** Begin **

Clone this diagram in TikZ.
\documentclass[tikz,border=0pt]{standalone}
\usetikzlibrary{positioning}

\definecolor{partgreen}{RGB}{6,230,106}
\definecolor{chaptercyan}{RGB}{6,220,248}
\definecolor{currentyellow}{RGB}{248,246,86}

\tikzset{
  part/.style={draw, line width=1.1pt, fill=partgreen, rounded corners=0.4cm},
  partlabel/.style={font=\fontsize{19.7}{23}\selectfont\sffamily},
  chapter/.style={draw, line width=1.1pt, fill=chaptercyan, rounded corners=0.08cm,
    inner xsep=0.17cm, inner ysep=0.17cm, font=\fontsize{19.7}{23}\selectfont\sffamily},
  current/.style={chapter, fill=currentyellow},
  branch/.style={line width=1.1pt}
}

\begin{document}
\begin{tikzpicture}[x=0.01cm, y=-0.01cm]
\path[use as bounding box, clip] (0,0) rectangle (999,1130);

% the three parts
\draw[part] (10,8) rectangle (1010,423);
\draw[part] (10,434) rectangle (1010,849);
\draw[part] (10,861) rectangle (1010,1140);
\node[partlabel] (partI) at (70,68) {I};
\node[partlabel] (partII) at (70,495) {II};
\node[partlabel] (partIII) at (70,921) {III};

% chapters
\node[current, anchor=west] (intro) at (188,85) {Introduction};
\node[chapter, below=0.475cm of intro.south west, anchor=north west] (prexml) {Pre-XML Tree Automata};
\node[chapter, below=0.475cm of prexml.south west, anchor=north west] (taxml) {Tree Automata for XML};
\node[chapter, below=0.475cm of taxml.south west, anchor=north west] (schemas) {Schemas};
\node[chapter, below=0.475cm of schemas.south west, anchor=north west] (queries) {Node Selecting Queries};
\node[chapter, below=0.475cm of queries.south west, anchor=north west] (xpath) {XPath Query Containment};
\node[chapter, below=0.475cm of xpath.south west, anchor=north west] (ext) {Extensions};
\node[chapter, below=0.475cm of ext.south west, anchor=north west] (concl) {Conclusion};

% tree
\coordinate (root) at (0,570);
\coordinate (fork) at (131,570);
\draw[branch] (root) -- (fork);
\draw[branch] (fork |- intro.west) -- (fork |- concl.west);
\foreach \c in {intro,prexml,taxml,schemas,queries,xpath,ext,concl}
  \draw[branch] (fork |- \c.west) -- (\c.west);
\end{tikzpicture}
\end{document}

** End **
** Begin **

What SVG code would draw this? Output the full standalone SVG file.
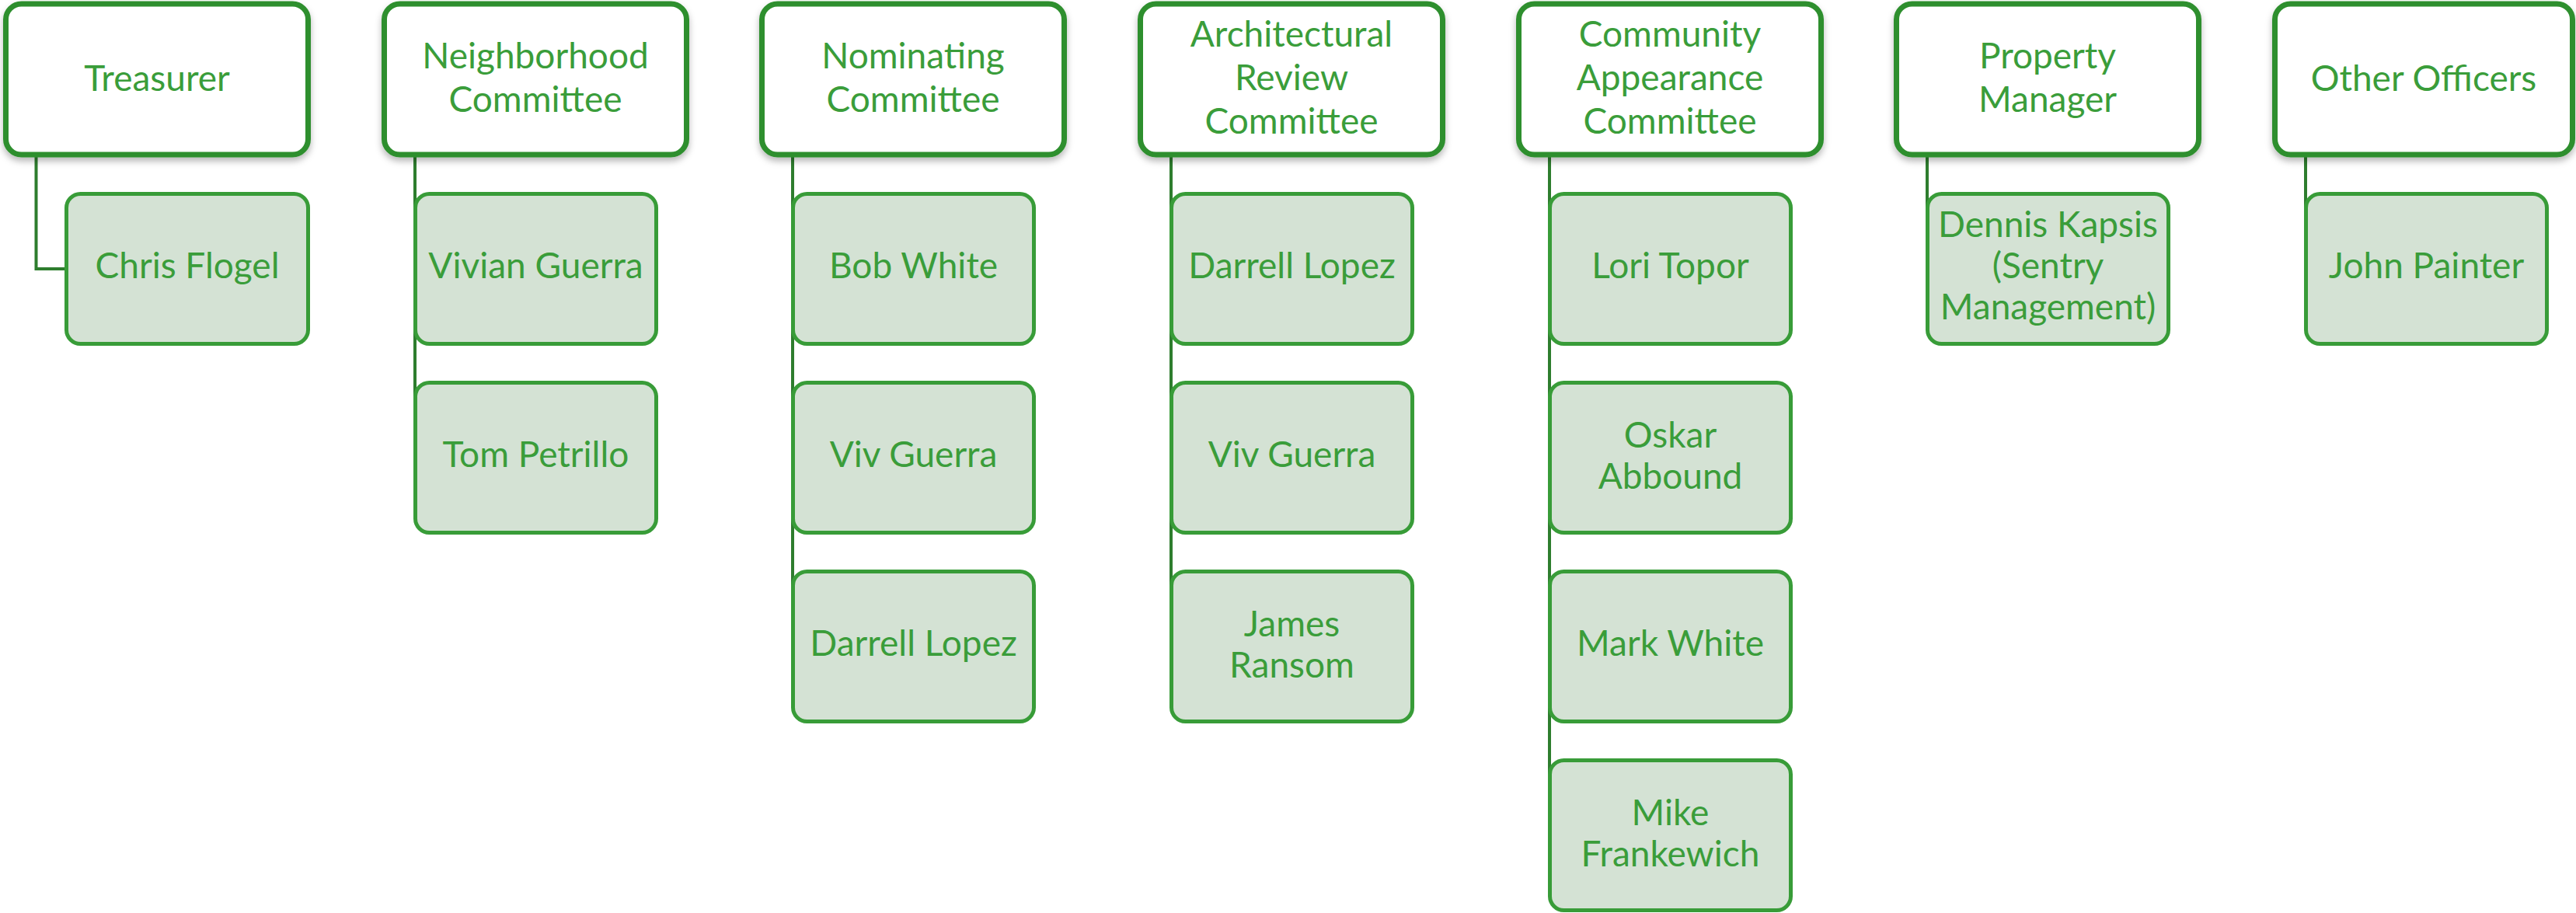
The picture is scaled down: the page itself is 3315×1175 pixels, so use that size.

** End **

● Requirement
Retype the lines above exactly as they appear, from the line containing "What SVG code" through the line containing "The picture is", and leave out any pictures.

● Answer to the task
What SVG code would draw this? Output the full standalone SVG file.
The picture is scaled down: the page itself is 3315×1175 pixels, so use that size.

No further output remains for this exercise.